#### [What you have to do]
Track down every line below that holds "matplotlib" and copy it.

--- BEGIN Data in this exercise ---

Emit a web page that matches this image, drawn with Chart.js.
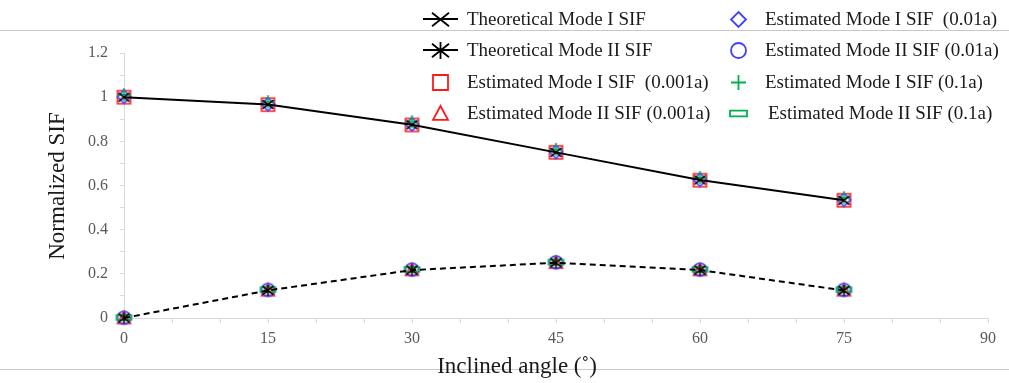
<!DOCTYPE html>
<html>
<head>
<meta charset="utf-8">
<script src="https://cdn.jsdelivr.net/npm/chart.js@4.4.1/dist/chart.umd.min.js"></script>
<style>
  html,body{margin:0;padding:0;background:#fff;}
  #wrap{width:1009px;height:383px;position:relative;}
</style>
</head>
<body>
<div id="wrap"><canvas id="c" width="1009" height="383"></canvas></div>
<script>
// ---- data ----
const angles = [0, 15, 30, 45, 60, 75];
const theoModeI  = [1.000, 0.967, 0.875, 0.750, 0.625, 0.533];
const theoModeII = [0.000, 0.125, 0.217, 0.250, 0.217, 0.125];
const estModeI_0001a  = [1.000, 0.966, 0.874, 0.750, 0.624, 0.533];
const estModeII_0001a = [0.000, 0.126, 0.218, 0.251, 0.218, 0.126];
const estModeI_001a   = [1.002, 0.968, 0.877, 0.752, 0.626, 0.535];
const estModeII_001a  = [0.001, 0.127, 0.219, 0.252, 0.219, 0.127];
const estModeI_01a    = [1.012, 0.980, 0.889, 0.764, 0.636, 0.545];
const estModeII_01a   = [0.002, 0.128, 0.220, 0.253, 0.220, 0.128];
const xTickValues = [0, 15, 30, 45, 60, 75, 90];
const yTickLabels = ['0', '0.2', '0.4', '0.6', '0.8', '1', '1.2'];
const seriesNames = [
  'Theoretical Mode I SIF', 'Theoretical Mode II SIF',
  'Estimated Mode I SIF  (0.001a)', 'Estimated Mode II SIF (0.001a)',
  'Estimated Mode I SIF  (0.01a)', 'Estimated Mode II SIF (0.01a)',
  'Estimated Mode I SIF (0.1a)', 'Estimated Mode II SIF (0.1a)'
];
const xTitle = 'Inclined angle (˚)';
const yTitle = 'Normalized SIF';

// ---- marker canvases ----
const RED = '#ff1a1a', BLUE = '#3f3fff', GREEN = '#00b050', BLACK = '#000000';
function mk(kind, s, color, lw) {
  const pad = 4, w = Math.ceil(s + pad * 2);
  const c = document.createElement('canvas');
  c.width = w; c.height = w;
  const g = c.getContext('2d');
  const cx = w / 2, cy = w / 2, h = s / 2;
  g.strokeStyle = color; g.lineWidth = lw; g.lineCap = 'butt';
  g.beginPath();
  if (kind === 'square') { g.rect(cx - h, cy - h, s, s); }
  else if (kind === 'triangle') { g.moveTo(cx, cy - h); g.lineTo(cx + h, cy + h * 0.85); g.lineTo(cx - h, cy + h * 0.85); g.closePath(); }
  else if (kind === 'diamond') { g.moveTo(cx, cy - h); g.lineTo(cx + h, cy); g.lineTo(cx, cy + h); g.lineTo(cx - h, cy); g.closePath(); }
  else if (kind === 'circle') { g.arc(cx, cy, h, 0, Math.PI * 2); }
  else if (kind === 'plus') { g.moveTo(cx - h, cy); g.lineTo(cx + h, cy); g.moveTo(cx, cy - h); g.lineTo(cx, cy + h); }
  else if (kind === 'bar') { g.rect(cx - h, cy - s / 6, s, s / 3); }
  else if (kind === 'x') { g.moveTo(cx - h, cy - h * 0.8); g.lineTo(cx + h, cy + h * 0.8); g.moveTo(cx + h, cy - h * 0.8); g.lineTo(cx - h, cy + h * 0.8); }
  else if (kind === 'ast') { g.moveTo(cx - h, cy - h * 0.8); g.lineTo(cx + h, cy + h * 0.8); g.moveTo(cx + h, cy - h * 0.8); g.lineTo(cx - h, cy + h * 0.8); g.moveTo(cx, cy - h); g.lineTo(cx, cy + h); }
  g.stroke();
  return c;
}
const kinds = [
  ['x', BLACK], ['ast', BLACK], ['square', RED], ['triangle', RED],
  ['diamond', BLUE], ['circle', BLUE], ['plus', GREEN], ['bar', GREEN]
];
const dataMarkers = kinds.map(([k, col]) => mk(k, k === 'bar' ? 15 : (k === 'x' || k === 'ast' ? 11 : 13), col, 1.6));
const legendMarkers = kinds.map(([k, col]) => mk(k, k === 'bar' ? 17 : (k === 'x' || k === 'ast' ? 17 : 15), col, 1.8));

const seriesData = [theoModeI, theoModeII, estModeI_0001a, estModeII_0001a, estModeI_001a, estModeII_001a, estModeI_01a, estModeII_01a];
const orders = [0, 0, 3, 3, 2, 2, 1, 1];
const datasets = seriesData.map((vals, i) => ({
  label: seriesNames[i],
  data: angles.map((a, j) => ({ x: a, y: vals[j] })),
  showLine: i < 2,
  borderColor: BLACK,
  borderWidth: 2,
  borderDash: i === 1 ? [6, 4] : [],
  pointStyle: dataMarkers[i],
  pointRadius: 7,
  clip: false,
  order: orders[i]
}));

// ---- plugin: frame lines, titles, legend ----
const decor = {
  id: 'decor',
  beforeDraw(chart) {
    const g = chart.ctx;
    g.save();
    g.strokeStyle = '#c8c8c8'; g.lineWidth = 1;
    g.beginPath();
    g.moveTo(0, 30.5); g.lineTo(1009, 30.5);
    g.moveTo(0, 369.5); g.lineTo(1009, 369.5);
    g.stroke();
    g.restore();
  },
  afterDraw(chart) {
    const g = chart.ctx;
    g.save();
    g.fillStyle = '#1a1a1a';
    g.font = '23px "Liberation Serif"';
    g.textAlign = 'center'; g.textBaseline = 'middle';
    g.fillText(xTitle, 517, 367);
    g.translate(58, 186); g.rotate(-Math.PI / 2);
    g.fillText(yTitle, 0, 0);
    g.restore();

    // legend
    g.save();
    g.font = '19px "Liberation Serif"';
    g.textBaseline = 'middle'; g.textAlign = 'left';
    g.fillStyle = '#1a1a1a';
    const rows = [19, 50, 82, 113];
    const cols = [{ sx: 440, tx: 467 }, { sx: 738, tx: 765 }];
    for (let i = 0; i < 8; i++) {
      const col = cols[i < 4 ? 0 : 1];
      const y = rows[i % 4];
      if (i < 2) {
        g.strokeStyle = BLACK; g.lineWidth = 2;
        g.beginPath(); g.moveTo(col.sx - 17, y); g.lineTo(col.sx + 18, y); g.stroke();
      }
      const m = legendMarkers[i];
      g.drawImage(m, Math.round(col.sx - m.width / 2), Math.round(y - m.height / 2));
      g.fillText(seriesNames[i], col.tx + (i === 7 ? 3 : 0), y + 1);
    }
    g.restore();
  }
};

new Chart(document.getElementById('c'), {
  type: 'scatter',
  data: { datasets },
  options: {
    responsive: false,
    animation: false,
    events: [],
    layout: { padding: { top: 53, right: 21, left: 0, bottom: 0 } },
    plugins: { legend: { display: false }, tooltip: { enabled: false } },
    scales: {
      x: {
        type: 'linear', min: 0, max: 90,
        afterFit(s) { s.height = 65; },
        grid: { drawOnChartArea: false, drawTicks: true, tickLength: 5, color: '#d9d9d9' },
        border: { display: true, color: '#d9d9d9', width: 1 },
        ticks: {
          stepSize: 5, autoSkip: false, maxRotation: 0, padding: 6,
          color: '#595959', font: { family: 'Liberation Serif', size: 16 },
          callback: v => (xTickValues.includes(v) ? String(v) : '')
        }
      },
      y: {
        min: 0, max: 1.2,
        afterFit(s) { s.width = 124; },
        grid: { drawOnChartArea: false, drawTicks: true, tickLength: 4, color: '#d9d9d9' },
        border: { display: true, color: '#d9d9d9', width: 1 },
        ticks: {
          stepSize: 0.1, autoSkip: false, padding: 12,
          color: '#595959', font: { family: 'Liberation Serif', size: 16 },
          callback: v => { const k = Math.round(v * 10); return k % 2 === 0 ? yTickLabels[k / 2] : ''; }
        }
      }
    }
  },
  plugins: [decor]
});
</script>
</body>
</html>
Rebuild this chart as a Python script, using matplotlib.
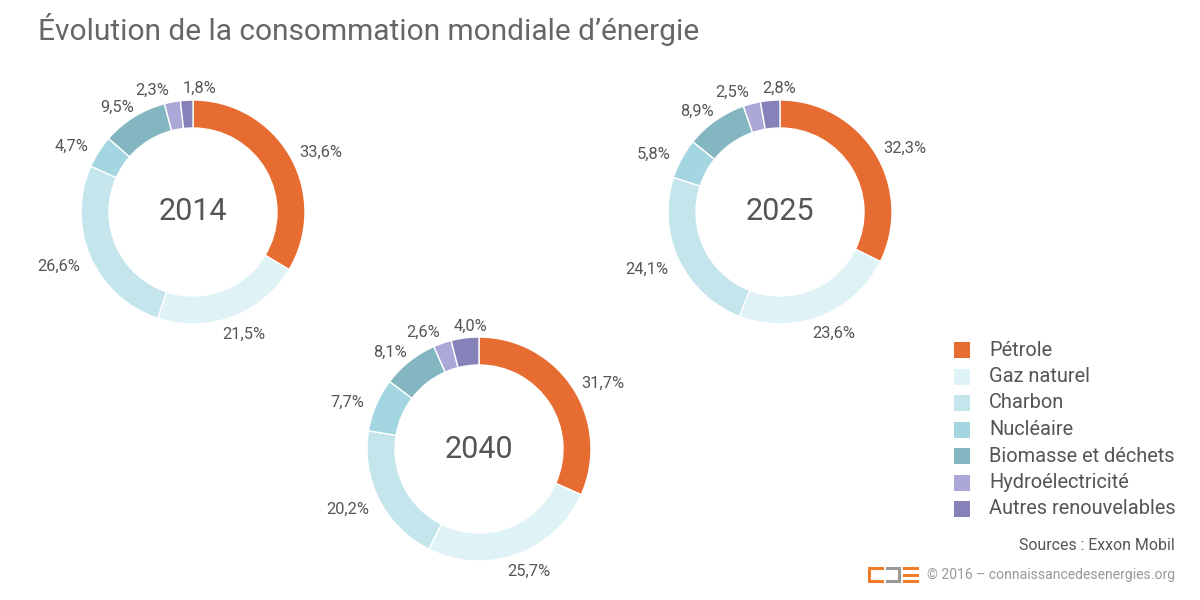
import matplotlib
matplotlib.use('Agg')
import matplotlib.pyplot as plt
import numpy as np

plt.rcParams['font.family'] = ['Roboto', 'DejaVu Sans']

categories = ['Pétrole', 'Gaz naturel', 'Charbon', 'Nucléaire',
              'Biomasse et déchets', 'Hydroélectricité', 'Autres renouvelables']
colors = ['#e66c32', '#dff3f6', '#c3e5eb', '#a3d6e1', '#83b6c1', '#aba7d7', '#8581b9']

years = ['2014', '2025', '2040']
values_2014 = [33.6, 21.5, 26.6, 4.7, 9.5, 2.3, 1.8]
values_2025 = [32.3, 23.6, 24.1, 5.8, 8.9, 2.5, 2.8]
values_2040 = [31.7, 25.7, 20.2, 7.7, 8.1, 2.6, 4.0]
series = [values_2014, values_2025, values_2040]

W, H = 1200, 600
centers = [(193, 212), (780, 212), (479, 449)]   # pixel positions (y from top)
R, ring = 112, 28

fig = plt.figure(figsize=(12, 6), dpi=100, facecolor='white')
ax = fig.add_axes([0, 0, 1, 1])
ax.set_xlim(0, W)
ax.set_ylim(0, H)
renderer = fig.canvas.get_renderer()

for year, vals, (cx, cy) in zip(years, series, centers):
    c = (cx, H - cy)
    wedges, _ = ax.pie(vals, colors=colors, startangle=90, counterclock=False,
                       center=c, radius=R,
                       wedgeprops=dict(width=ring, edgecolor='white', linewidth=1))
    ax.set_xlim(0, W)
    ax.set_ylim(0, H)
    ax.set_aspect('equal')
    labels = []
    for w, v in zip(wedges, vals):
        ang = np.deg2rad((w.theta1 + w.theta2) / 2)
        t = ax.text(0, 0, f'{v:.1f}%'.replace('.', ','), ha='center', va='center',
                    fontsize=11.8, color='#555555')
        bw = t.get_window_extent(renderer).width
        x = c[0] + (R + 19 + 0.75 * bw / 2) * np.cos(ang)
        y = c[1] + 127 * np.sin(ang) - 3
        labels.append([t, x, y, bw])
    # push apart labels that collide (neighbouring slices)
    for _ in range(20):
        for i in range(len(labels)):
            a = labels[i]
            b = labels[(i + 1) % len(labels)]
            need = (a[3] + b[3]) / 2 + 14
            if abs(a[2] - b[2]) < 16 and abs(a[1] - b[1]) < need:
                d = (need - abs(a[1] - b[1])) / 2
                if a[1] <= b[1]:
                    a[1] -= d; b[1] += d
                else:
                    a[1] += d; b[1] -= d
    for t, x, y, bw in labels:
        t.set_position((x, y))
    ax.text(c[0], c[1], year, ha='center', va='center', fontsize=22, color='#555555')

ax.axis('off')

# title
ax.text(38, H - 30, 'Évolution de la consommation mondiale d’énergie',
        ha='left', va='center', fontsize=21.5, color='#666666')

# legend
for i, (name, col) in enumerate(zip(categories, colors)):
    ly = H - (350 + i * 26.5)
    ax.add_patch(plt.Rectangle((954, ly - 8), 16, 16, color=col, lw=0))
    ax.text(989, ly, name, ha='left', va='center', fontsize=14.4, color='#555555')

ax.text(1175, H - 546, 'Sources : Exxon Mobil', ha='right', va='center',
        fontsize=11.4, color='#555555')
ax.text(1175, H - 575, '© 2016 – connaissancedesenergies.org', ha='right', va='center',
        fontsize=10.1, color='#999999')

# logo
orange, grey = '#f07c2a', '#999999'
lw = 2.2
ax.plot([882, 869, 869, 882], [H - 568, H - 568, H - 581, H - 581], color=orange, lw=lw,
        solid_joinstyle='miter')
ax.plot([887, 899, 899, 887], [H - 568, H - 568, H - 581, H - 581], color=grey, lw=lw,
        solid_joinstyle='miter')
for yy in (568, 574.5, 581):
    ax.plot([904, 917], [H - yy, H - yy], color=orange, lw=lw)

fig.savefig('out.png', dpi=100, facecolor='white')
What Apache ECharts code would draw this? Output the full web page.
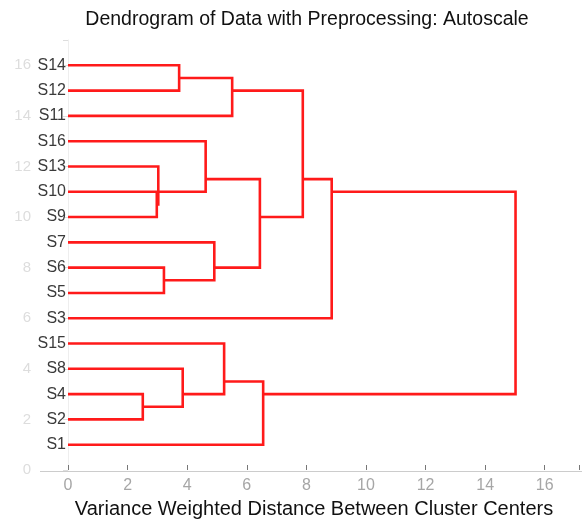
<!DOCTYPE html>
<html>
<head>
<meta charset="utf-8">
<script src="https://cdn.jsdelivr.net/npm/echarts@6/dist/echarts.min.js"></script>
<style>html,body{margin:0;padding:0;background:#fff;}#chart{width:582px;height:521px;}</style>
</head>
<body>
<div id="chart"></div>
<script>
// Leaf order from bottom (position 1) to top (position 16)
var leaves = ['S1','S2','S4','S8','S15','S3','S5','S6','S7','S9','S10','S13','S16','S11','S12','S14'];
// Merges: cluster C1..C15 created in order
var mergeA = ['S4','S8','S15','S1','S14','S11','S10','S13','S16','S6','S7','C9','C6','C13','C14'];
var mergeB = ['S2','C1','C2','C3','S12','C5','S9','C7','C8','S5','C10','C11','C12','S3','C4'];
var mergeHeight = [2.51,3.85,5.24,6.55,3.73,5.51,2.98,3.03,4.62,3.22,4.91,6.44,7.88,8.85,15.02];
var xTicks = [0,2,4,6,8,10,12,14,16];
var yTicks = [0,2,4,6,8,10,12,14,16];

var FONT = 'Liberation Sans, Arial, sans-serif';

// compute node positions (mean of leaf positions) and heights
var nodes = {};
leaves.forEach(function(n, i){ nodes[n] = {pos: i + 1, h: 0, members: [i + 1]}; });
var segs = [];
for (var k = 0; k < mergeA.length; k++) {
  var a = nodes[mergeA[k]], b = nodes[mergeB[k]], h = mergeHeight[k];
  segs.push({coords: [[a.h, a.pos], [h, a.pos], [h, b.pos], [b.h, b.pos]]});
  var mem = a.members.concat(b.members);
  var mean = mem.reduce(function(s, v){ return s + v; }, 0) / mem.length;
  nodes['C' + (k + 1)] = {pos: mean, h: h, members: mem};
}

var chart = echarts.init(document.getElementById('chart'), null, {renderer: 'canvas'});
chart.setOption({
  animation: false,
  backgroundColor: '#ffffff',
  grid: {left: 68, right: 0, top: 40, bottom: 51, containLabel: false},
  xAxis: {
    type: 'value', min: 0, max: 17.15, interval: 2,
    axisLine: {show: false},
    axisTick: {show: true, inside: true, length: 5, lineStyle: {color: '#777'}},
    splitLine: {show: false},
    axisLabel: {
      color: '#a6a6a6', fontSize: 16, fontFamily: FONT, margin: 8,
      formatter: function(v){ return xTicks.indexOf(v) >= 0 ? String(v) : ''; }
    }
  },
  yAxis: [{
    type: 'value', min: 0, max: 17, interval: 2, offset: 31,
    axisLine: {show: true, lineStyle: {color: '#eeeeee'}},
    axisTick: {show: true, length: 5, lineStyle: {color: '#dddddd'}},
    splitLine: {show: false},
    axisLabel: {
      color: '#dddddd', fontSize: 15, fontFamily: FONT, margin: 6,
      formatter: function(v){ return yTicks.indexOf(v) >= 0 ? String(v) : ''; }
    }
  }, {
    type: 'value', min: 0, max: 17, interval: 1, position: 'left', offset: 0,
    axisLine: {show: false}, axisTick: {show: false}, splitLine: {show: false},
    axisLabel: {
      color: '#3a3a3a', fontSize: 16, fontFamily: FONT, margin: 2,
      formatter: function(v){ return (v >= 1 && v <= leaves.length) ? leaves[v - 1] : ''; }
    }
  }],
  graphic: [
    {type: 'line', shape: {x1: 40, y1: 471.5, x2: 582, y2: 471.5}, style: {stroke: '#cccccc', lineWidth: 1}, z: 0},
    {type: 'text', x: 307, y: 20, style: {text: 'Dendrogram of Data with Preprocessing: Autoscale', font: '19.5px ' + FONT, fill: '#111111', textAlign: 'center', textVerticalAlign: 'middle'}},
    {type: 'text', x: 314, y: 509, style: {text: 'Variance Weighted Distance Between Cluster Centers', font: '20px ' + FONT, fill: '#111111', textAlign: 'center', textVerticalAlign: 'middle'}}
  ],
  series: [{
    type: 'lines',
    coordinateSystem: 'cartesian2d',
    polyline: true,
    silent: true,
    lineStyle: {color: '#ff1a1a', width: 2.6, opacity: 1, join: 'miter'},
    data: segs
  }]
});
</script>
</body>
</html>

--- END Data in this exercise ---

#### [Expected output]
Rebuild this chart as a Python script, using matplotlib.
import matplotlib
matplotlib.use('Agg')
import matplotlib.pyplot as plt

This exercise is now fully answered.